Shell Pipeline¶
The shell pipeline allows to execute an arbitrary command, typically a shell or a python script.
The pipeline definition file is below (and can be obtained typing owl pdef get shell
– see Running Pipelines).
version: 1.2
name: shell
# Directory where the command is writing data to (optional)
# output_dir: /tmp/output
command: ["sleep", "300"]
# use dask (optional, see docs)
# use_dask: false
resources:
workers: 1
memory: 8
threads: 1
The output_dir
is optional and if specified the sheduler will save a log file and
the configuration used to run the pipeline as well as a list of environmental variables.
The command
parameter defines which command or script to run. The example above just
waits for 5 minutes. Other command examples:
# Execute a Python script
command: ["/opt/conda/bin/python", "script.py"]

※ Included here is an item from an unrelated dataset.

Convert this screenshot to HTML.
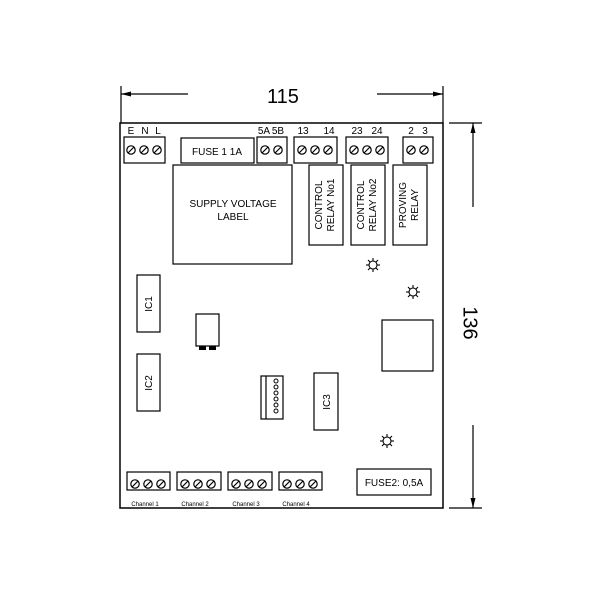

# Execute a script that takes two arguments as input
command: ["/home/eglez/scripts/script.sh", "100", "200"]
Note that the path to the executable must be specified fully and the command
is a list containing all parts of the commands, i.e. the command ls -la
would be
written as ["ls", "-la"]
.
The use_dask
parameters needs a bit of explanation. In the default mode (false
) the
script is run in only one worker with access to as much memory and cores requested. Internally
the (python) script can use Dask, multiprocessing, multithreading or any other mechanism but
the resources will be fixed to one worker.
If use_dask
is true
then it makes sense to request more workers. It is required
the python script connects to the Dask scheduler as follows:
import os
from distributed import Client
DASK_SCHEDULER = os.getenv("DASK_SCHEDULER_ADDRESS")
client = Client(DASK_SCHEDULER)
and performs calculations using the Dask API.
The script dask_pipeline.py
demonstrates a full script using Dask.